Supply Contraction and Rate Surges
The opposite occurs when stablecoins are redeemed, withdrawn, or hoarded. Lending pools shrink, raising rates and reducing leverage. Bear markets often see this contraction, as users retreat into holding stablecoins in cold wallets. Rate spikes during these periods can strain smaller traders and force deleveraging, accelerating market downturns.
Case Studies in Rate Dynamics
In 2020–2021, rapid supply growth of USDT and USDC drove lending rates to historic lows, fueling the bull market with abundant leverage. In 2022, following market crashes, lending pools drained and rates surged, creating liquidity crunches. Analysts tracking these cycles saw how directly stablecoin supply determined borrowing costs.
Institutional Usage of Rate Signals
Institutions integrate lending rate data into risk models. Rising rates are treated as signals of tightening liquidity, while falling rates indicate abundant capital. Hedge funds often deploy stablecoins into lending pools during high rate environments to capture attractive yields. Conversely, they borrow aggressively when rates are low to amplify trading positions.

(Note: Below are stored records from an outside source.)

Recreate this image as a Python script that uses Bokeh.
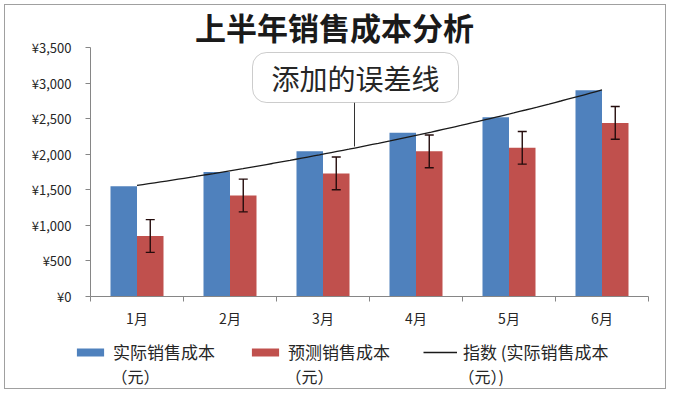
import numpy as np
from bokeh.plotting import figure
from bokeh.models import (ColumnDataSource, Range1d, FixedTicker, Whisker, TeeHead, Label,
                          BoxAnnotation, Arrow, Legend, LegendItem)
from bokeh.embed import file_html
from bokeh.resources import INLINE

# ---------------- data ----------------
months = ["1月", "2月", "3月", "4月", "5月", "6月"]
actual_cost = [1550, 1750, 2040, 2300, 2520, 2900]
forecast_cost = [850, 1420, 1730, 2040, 2090, 2440]
forecast_error = 230
y_ticks = [0, 500, 1000, 1500, 2000, 2500, 3000, 3500]
y_tick_labels = ["¥0", "¥500", "¥1,000", "¥1,500", "¥2,000", "¥2,500", "¥3,000", "¥3,500"]
title_text = "上半年销售成本分析"
callout_text = "添加的误差线"
series_names = ["实际销售成本", "预测销售成本", "指数 (实际销售成本"]
series_units = ["（元）", "（元）", "（元）)"]

FONT = "Noto Sans CJK SC"
BLUE = "#4F81BD"
RED = "#C0504D"
AXIS = "#868686"

# ---------------- layout geometry (pixels) ----------------
W, H = 662, 385                  # canvas size
AX_LEFT, AX_RIGHT = 85, 643      # plot area x in canvas px
AX_TOP, AX_BOTTOM = 42, 291      # plot area y in canvas px
Y_MAX = 3500

n = len(months)
px_x = (AX_RIGHT - AX_LEFT) / n
px_y = (AX_BOTTOM - AX_TOP) / Y_MAX
x_range = Range1d(-AX_LEFT / px_x, (W - AX_LEFT) / px_x)
y_range = Range1d(-(H - AX_BOTTOM) / px_y, AX_BOTTOM / px_y)

xc = np.arange(n) + 0.5
bw = 0.285
src = ColumnDataSource(dict(
    x_blue=xc - bw / 2,
    x_red=xc + bw / 2,
    actual=actual_cost,
    forecast=forecast_cost,
    upper=[v + forecast_error for v in forecast_cost],
    lower=[v - forecast_error for v in forecast_cost],
))

# exponential trendline (Excel style: y = a*exp(b*x), x = 1..n)
idx = np.arange(1, n + 1)
b, ln_a = np.polyfit(idx, np.log(actual_cost), 1)
tx = np.linspace(1, n, 80)
trend_src = ColumnDataSource(dict(x=tx - 0.5, y=np.exp(ln_a) * np.exp(b * tx)))

p = figure(width=W, height=H, x_range=x_range, y_range=y_range,
           output_backend="svg", toolbar_location=None,
           min_border_left=0, min_border_right=0, min_border_top=0, min_border_bottom=0)
p.outline_line_color = None
p.xgrid.visible = False
p.ygrid.visible = False
p.background_fill_color = "white"
p.border_fill_color = "white"
p.styles = {"margin-left": "4px", "margin-top": "4px", "border": "1px solid #a0a0a0"}

r_blue = p.vbar(x="x_blue", top="actual", width=bw, source=src, fill_color=BLUE, line_color=None)
r_red = p.vbar(x="x_red", top="forecast", width=bw, source=src, fill_color=RED, line_color=None)

whisk = Whisker(source=src, base="x_red", upper="upper", lower="lower", level="overlay",
                line_color="#240c0c", line_width=1.4,
                upper_head=TeeHead(size=9, line_color="#240c0c", line_width=1.4),
                lower_head=TeeHead(size=9, line_color="#240c0c", line_width=1.4))
p.add_layout(whisk)

r_trend = p.line("x", "y", source=trend_src, line_color="#1a1a1a", line_width=1.3)

# axes (fixed inside the plot area)
xa = p.xaxis[0]
xa.fixed_location = 0
xa.bounds = (0, n)
xa.ticker = FixedTicker(ticks=[float(v) for v in xc], minor_ticks=list(range(n + 1)))
xa.major_label_overrides = {float(v): m for v, m in zip(xc, months)}
xa.major_tick_line_color = None
xa.major_tick_out = 0
xa.major_tick_in = 0
xa.minor_tick_out = 5
xa.minor_tick_in = 0
xa.minor_tick_line_color = AXIS
xa.axis_line_color = AXIS
xa.major_label_standoff = 6
xa.major_label_text_font = FONT
xa.major_label_text_font_size = "14px"
xa.major_label_text_color = "#262626"

ya = p.yaxis[0]
ya.fixed_location = 0
ya.bounds = (0, Y_MAX)
ya.ticker = FixedTicker(ticks=y_ticks)
ya.major_label_overrides = dict(zip(y_ticks, y_tick_labels))
ya.major_tick_out = 5
ya.major_tick_in = 0
ya.minor_tick_line_color = None
ya.major_tick_line_color = AXIS
ya.axis_line_color = AXIS
ya.major_label_standoff = 14
ya.major_label_text_font = FONT
ya.major_label_text_font_size = "13px"
ya.major_label_text_color = "#262626"

# title (screen units: from canvas bottom-left)
p.add_layout(Label(x=329, y=H - 21, x_units="screen", y_units="screen", text=title_text,
                   text_font=FONT, text_font_size="31px", text_font_style="bold",
                   text_align="center", text_baseline="middle", text_color="#1a1a1a"))

# callout
p.add_layout(BoxAnnotation(left=247, right=453, top=H - 47, bottom=H - 97,
                           left_units="screen", right_units="screen",
                           top_units="screen", bottom_units="screen",
                           fill_color="white", fill_alpha=1.0, line_color="#555555",
                           line_width=1, border_radius=14, level="overlay"))
p.add_layout(Label(x=350, y=H - 72, x_units="screen", y_units="screen", text=callout_text,
                   text_font=FONT, text_font_size="28px", text_align="center",
                   text_baseline="middle", text_color="#262626", level="overlay"))
p.add_layout(Arrow(end=None, x_start=349, y_start=H - 97, x_end=349, y_end=H - 141,
                   start_units="screen", end_units="screen",
                   line_color="#333333", line_width=1))

# legend
legend = Legend(items=[LegendItem(label=series_names[0], renderers=[r_blue]),
                       LegendItem(label=series_names[1], renderers=[r_red]),
                       LegendItem(label=series_names[2], renderers=[r_trend])],
                orientation="horizontal", location=(68, 26),
                padding=0, margin=0, spacing=5, label_standoff=6,
                glyph_width=34, glyph_height=10, label_width=130, label_height=20,
                border_line_color=None, background_fill_alpha=0,
                label_text_font=FONT, label_text_font_size="17px", label_text_color="#262626")
p.add_layout(legend, "center")

for ux, u in zip([106, 280, 453], series_units):
    p.add_layout(Label(x=ux, y=15, x_units="screen", y_units="screen", text=u,
                       text_font=FONT, text_font_size="16px", text_baseline="middle",
                       text_color="#262626"))

open("out.html", "w").write(file_html(p, INLINE))
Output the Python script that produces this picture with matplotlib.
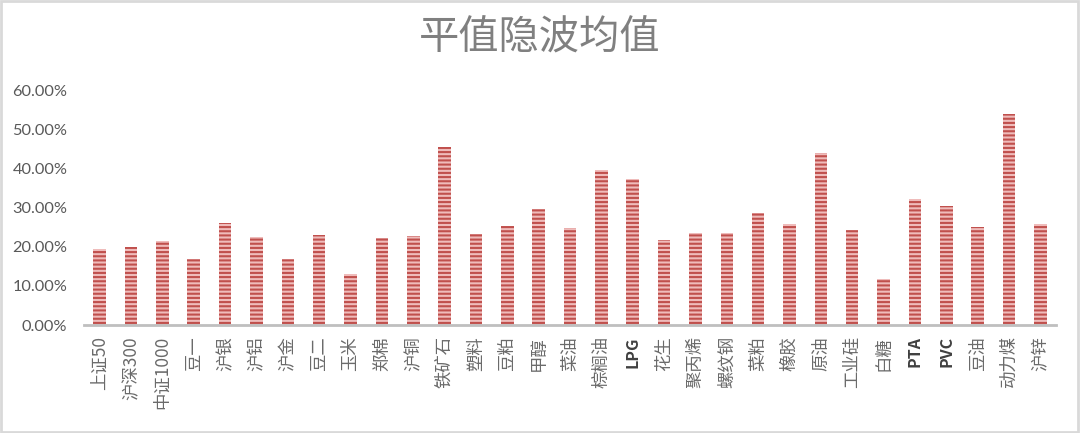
import matplotlib
matplotlib.use('Agg')
import matplotlib.pyplot as plt
from matplotlib.patches import Rectangle
from matplotlib.ticker import FuncFormatter

plt.rcParams['font.family'] = ['Noto Sans CJK SC', 'DejaVu Sans']
plt.rcParams['hatch.linewidth'] = 1.5
plt.rcParams['hatch.color'] = '#c0504d'

names = ['上证50', '沪深300', '中证1000', '豆一', '沪银', '沪铝', '沪金', '豆二', '玉米', '郑棉',
         '沪铜', '铁矿石', '塑料', '豆粕', '甲醇', '菜油', '棕榈油', 'LPG', '花生', '聚丙烯',
         '螺纹钢', '菜粕', '橡胶', '原油', '工业硅', '白糖', 'PTA', 'PVC', '豆油', '动力煤', '沪锌']
iv_mean = [0.194, 0.199, 0.214, 0.168, 0.260, 0.224, 0.168, 0.230, 0.130, 0.222,
           0.227, 0.454, 0.232, 0.253, 0.296, 0.247, 0.395, 0.372, 0.217, 0.235,
           0.235, 0.286, 0.258, 0.439, 0.242, 0.117, 0.321, 0.304, 0.250, 0.538, 0.258]
yticks = [0, 0.1, 0.2, 0.3, 0.4, 0.5, 0.6]

fig = plt.figure(figsize=(10.8, 4.33), dpi=100)
ax = fig.add_axes([0.0778, 0.2494, 0.9, 0.5426])

x = range(len(names))
ax.bar(x, iv_mean, width=0.4, color='#efbcbb', edgecolor='#c0504d', hatch='----', linewidth=0)

ax.set_xlim(-0.5, len(names) - 0.5)
ax.set_ylim(0, 0.6)
ax.set_yticks(yticks)
ax.yaxis.set_major_formatter(FuncFormatter(lambda v, p: '%.2f%%' % (v * 100)))
ax.set_xticks(list(x))
ax.set_xticklabels(names, rotation=90, va='top', ha='center')

for lab in ax.get_xticklabels():
    lab.set_fontsize(12.5)
    lab.set_color('#6a6a6a')
    if lab.get_text().isascii() and lab.get_text().isalpha():
        lab.set_color('#404040')
        lab.set_fontweight('bold')
        lab.set_fontsize(11.5)
for lab in ax.get_yticklabels():
    lab.set_fontsize(11.8)
    lab.set_color('#595959')
    lab.set_family(['Lato', 'DejaVu Sans'])

ax.tick_params(axis='both', length=0)
ax.tick_params(axis='x', pad=8)
ax.tick_params(axis='y', pad=12)
for s in ['top', 'right', 'left']:
    ax.spines[s].set_visible(False)
ax.spines['bottom'].set_color('#bfbfbf')
ax.spines['bottom'].set_linewidth(2)

fig.text(0.5, 0.912, '平值隐波均值', ha='center', va='center', fontsize=29,
         color='#808080', fontweight='light')

fig.patches.append(Rectangle((0.001, 0.002), 0.997, 0.995, transform=fig.transFigure,
                             fill=False, edgecolor='#d9d9d9', linewidth=2))

fig.savefig('out.png', dpi=100)
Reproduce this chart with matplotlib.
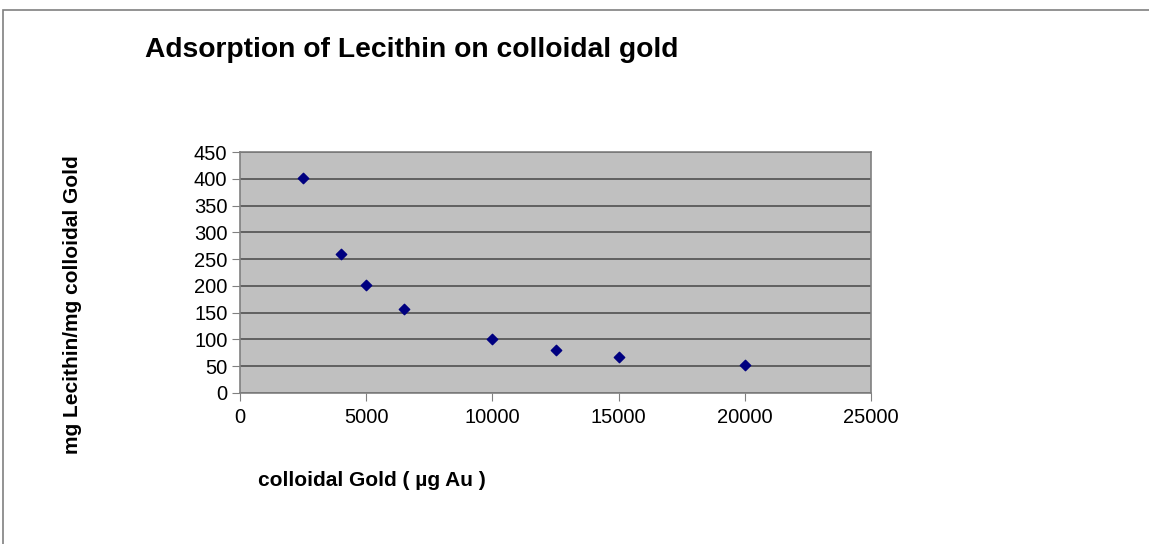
import matplotlib
matplotlib.use("Agg")
import matplotlib.pyplot as plt
from matplotlib.patches import Rectangle

gold_ug = [2500, 4000, 5000, 6500, 10000, 12500, 15000, 20000]
lecithin_ratio = [402, 259, 201, 157, 101, 81, 68, 52]
x_ticks = [0, 5000, 10000, 15000, 20000, 25000]
y_ticks = [0, 50, 100, 150, 200, 250, 300, 350, 400, 450]

plt.rcParams['font.family'] = ['Liberation Sans', 'DejaVu Sans']

W, H = 1149, 544
fig = plt.figure(figsize=(W / 100, H / 100), dpi=100)
fig.patch.set_facecolor('white')

# outer chart border
fig.patches.append(Rectangle((3 / W, -0.1), 1.2, 1 - 10 / H + 0.1,
                             transform=fig.transFigure, fill=False,
                             edgecolor='#808080', linewidth=1.2))

ax = fig.add_axes([240 / W, 1 - 393 / H, (871 - 240) / W, (393 - 152) / H])
ax.set_facecolor('#C0C0C0')
ax.scatter(gold_ug, lecithin_ratio, marker='D', s=28, color='#000080', zorder=3)

ax.set_xlim(0, 25000)
ax.set_ylim(0, 450)
ax.set_xticks(x_ticks)
ax.set_yticks(y_ticks)
ax.tick_params(axis='both', labelsize=14.5, direction='out', length=6,
               color='#808080', pad=3)
ax.tick_params(axis='x', pad=5)
ax.yaxis.grid(True, color='#505050', linewidth=1.2)
ax.set_axisbelow(True)
for s in ax.spines.values():
    s.set_color('#808080')
    s.set_linewidth(1.2)

fig.text(145 / W, 1 - 57 / H, 'Adsorption of Lecithin on colloidal gold',
         fontsize=20.3, fontweight='bold', ha='left', va='baseline')
fig.text(73 / W, 1 - 305 / H, 'mg Lecithin/mg colloidal Gold',
         fontsize=15, fontweight='bold', rotation=90, ha='center', va='center')
fig.text(258 / W, 1 - 486 / H, 'colloidal Gold ( µg Au )',
         fontsize=15, fontweight='bold', ha='left', va='baseline')

fig.savefig('out.png', dpi=100)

Risks in the Supply–Rate Relationship
While the mechanism is efficient, it also concentrates systemic risk. Overreliance on a few stablecoins means that if a major issuer faces stress, supply can shrink overnight, triggering rate spikes across DeFi. Smart contract vulnerabilities or regulatory restrictions could also distort the balance. Analysts must factor these risks into their assessment of rate dynamics.
Future Outlook
As DeFi matures, stablecoin lending rates may begin to converge with traditional money markets. Tokenized treasuries and regulated stablecoin issuers could create deeper, more predictable pools of liquidity. This evolution will make rate analysis even more critical, as stablecoin lending begins to directly compete with traditional credit markets.
Conclusion
The interaction between stablecoin supply and lending rates defines the health of DeFi credit markets. Expansion compresses rates and fuels growth, while contraction raises rates and signals caution. By studying this relationship, analysts can anticipate shifts in liquidity cycles and market sentiment. Stablecoins are not just units of exchange, they are levers that move the cost of capital in the digital economy.